begin Material provided

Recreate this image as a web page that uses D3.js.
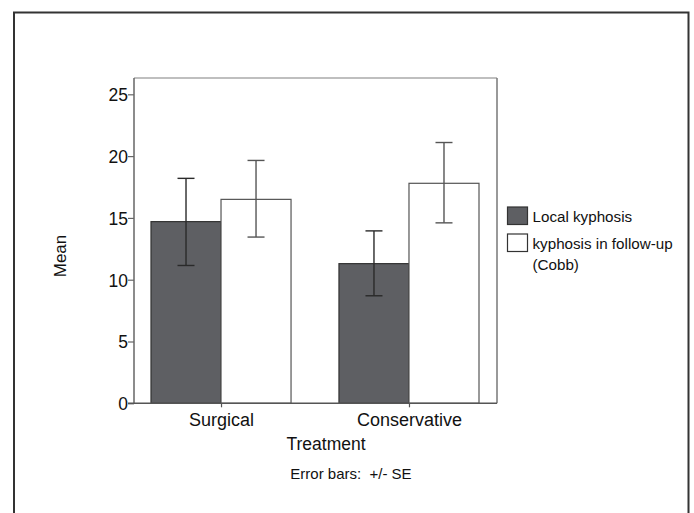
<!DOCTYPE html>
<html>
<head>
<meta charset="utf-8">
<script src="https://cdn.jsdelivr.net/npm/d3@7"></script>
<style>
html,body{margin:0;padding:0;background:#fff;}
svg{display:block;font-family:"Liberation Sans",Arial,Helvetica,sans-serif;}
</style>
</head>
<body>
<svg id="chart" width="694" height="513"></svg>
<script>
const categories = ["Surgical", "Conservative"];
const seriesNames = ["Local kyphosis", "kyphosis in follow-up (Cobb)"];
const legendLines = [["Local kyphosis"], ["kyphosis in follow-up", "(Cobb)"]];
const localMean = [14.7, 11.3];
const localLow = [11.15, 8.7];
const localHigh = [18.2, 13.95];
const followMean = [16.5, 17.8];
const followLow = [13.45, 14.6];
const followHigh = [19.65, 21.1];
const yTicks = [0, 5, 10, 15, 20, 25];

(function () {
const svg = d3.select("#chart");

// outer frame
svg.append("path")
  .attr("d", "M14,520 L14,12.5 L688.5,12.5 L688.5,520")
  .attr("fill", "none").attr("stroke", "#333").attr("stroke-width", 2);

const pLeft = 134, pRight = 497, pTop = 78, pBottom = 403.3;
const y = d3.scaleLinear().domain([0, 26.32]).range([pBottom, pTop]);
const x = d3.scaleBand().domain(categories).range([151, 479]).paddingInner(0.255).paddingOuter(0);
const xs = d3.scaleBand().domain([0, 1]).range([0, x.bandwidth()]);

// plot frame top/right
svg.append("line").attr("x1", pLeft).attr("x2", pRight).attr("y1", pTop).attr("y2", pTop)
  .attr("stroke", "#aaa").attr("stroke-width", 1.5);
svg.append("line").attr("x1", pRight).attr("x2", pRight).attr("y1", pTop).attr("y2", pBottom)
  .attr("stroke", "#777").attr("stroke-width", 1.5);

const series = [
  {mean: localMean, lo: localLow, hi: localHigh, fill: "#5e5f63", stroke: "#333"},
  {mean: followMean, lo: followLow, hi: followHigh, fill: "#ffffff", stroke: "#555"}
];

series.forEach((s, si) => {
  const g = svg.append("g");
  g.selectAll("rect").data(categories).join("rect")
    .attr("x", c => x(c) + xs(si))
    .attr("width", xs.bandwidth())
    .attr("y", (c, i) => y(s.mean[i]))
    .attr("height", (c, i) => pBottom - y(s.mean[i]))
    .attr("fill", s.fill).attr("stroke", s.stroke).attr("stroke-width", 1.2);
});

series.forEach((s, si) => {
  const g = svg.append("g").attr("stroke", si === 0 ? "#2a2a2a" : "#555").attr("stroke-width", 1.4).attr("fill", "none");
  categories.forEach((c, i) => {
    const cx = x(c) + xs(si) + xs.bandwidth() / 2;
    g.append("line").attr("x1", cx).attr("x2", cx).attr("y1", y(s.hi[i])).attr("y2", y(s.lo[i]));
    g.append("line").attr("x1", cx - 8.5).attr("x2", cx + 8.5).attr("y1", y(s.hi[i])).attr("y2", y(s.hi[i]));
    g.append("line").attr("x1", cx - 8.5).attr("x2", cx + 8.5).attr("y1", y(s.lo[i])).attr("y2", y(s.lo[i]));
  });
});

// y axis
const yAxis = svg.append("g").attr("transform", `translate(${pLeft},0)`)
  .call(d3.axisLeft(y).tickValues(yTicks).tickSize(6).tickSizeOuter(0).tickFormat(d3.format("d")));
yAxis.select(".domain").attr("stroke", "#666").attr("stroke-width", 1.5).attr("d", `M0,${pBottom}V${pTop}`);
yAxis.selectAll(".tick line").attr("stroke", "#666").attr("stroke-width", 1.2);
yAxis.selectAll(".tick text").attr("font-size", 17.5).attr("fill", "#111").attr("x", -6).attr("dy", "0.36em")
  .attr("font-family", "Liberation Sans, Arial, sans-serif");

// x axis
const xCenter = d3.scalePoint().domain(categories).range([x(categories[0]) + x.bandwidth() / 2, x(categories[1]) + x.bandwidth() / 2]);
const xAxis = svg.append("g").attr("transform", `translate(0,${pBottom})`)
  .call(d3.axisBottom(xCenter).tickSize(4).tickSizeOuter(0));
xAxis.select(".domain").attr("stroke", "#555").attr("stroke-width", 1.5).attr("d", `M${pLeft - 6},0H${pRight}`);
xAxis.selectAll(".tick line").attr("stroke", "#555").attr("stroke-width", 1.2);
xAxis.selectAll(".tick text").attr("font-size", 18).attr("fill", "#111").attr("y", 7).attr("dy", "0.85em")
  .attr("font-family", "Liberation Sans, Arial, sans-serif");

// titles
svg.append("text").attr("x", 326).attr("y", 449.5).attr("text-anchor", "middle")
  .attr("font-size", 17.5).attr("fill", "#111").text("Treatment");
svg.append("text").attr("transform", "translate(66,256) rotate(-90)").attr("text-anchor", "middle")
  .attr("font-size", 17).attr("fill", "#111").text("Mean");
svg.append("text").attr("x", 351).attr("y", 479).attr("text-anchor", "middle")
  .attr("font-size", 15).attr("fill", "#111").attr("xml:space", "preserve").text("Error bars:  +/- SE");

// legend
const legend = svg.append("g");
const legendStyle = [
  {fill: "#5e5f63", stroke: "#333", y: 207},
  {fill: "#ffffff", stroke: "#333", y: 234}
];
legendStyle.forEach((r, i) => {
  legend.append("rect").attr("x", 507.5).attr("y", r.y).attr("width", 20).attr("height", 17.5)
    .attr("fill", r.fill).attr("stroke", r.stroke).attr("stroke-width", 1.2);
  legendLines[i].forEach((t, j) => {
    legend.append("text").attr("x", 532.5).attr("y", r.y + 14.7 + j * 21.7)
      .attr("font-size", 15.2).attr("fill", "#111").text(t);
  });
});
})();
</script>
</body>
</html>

end Material provided

▶ [Goal] Omit the pictures and give the material again, exactly and in full.

▶ [Solution to this task]
Recreate this image as a web page that uses D3.js.
<!DOCTYPE html>
<html>
<head>
<meta charset="utf-8">
<script src="https://cdn.jsdelivr.net/npm/d3@7"></script>
<style>
html,body{margin:0;padding:0;background:#fff;}
svg{display:block;font-family:"Liberation Sans",Arial,Helvetica,sans-serif;}
</style>
</head>
<body>
<svg id="chart" width="694" height="513"></svg>
<script>
const categories = ["Surgical", "Conservative"];
const seriesNames = ["Local kyphosis", "kyphosis in follow-up (Cobb)"];
const legendLines = [["Local kyphosis"], ["kyphosis in follow-up", "(Cobb)"]];
const localMean = [14.7, 11.3];
const localLow = [11.15, 8.7];
const localHigh = [18.2, 13.95];
const followMean = [16.5, 17.8];
const followLow = [13.45, 14.6];
const followHigh = [19.65, 21.1];
const yTicks = [0, 5, 10, 15, 20, 25];

(function () {
const svg = d3.select("#chart");

// outer frame
svg.append("path")
  .attr("d", "M14,520 L14,12.5 L688.5,12.5 L688.5,520")
  .attr("fill", "none").attr("stroke", "#333").attr("stroke-width", 2);

const pLeft = 134, pRight = 497, pTop = 78, pBottom = 403.3;
const y = d3.scaleLinear().domain([0, 26.32]).range([pBottom, pTop]);
const x = d3.scaleBand().domain(categories).range([151, 479]).paddingInner(0.255).paddingOuter(0);
const xs = d3.scaleBand().domain([0, 1]).range([0, x.bandwidth()]);

// plot frame top/right
svg.append("line").attr("x1", pLeft).attr("x2", pRight).attr("y1", pTop).attr("y2", pTop)
  .attr("stroke", "#aaa").attr("stroke-width", 1.5);
svg.append("line").attr("x1", pRight).attr("x2", pRight).attr("y1", pTop).attr("y2", pBottom)
  .attr("stroke", "#777").attr("stroke-width", 1.5);

const series = [
  {mean: localMean, lo: localLow, hi: localHigh, fill: "#5e5f63", stroke: "#333"},
  {mean: followMean, lo: followLow, hi: followHigh, fill: "#ffffff", stroke: "#555"}
];

series.forEach((s, si) => {
  const g = svg.append("g");
  g.selectAll("rect").data(categories).join("rect")
    .attr("x", c => x(c) + xs(si))
    .attr("width", xs.bandwidth())
    .attr("y", (c, i) => y(s.mean[i]))
    .attr("height", (c, i) => pBottom - y(s.mean[i]))
    .attr("fill", s.fill).attr("stroke", s.stroke).attr("stroke-width", 1.2);
});

series.forEach((s, si) => {
  const g = svg.append("g").attr("stroke", si === 0 ? "#2a2a2a" : "#555").attr("stroke-width", 1.4).attr("fill", "none");
  categories.forEach((c, i) => {
    const cx = x(c) + xs(si) + xs.bandwidth() / 2;
    g.append("line").attr("x1", cx).attr("x2", cx).attr("y1", y(s.hi[i])).attr("y2", y(s.lo[i]));
    g.append("line").attr("x1", cx - 8.5).attr("x2", cx + 8.5).attr("y1", y(s.hi[i])).attr("y2", y(s.hi[i]));
    g.append("line").attr("x1", cx - 8.5).attr("x2", cx + 8.5).attr("y1", y(s.lo[i])).attr("y2", y(s.lo[i]));
  });
});

// y axis
const yAxis = svg.append("g").attr("transform", `translate(${pLeft},0)`)
  .call(d3.axisLeft(y).tickValues(yTicks).tickSize(6).tickSizeOuter(0).tickFormat(d3.format("d")));
yAxis.select(".domain").attr("stroke", "#666").attr("stroke-width", 1.5).attr("d", `M0,${pBottom}V${pTop}`);
yAxis.selectAll(".tick line").attr("stroke", "#666").attr("stroke-width", 1.2);
yAxis.selectAll(".tick text").attr("font-size", 17.5).attr("fill", "#111").attr("x", -6).attr("dy", "0.36em")
  .attr("font-family", "Liberation Sans, Arial, sans-serif");

// x axis
const xCenter = d3.scalePoint().domain(categories).range([x(categories[0]) + x.bandwidth() / 2, x(categories[1]) + x.bandwidth() / 2]);
const xAxis = svg.append("g").attr("transform", `translate(0,${pBottom})`)
  .call(d3.axisBottom(xCenter).tickSize(4).tickSizeOuter(0));
xAxis.select(".domain").attr("stroke", "#555").attr("stroke-width", 1.5).attr("d", `M${pLeft - 6},0H${pRight}`);
xAxis.selectAll(".tick line").attr("stroke", "#555").attr("stroke-width", 1.2);
xAxis.selectAll(".tick text").attr("font-size", 18).attr("fill", "#111").attr("y", 7).attr("dy", "0.85em")
  .attr("font-family", "Liberation Sans, Arial, sans-serif");

// titles
svg.append("text").attr("x", 326).attr("y", 449.5).attr("text-anchor", "middle")
  .attr("font-size", 17.5).attr("fill", "#111").text("Treatment");
svg.append("text").attr("transform", "translate(66,256) rotate(-90)").attr("text-anchor", "middle")
  .attr("font-size", 17).attr("fill", "#111").text("Mean");
svg.append("text").attr("x", 351).attr("y", 479).attr("text-anchor", "middle")
  .attr("font-size", 15).attr("fill", "#111").attr("xml:space", "preserve").text("Error bars:  +/- SE");

// legend
const legend = svg.append("g");
const legendStyle = [
  {fill: "#5e5f63", stroke: "#333", y: 207},
  {fill: "#ffffff", stroke: "#333", y: 234}
];
legendStyle.forEach((r, i) => {
  legend.append("rect").attr("x", 507.5).attr("y", r.y).attr("width", 20).attr("height", 17.5)
    .attr("fill", r.fill).attr("stroke", r.stroke).attr("stroke-width", 1.2);
  legendLines[i].forEach((t, j) => {
    legend.append("text").attr("x", 532.5).attr("y", r.y + 14.7 + j * 21.7)
      .attr("font-size", 15.2).attr("fill", "#111").text(t);
  });
});
})();
</script>
</body>
</html>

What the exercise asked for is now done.